India’s economy delivered a strong performance in the July–September quarter of FY 2025-26, recording 8.2% GDP growth, surpassing all market forecasts. This marks an improvement over the 7.8% growth seen in the April–June quarter, signalling resilient domestic demand despite global economic uncertainties.
According to the Statistics Ministry, real GDP rose 8.2% in Q2 compared to 5.6% in the same period last year. Nominal GDP expanded by 8.7%, reflecting steady price dynamics and robust economic activity.
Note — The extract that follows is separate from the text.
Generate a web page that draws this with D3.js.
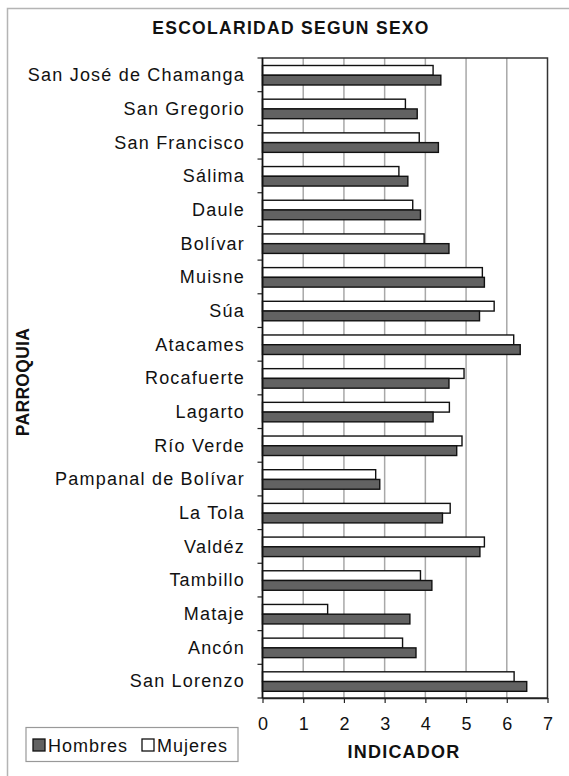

Growth was driven primarily by the Secondary and Tertiary sectors, which expanded 8.1% and 9.2%, respectively. Manufacturing remained a key engine with 9.1% growth, supported by strong production output and improved capacity utilisation. The construction sector also grew a healthy 7.2%, benefiting from infrastructure spending and urban development projects.
In services, Financial, Real Estate & Professional Services posted an impressive 10.2% growth, sustaining momentum in India’s fast-expanding formal economy. Agriculture grew 3.5%, while utilities—including electricity, gas, and water—registered 4.4%, indicating moderated but stable performance.
Consumer demand remained strong, with Private Final Consumption Expenditure (PFCE) rising 7.9%, up from 6.4% in the same quarter last year.
Overall, India recorded 8% GDP growth in the first half of FY 2025-26, significantly higher than the 6.1% growth seen in H1 of the previous fiscal year—further cementing its position as the world’s fastest-growing major economy.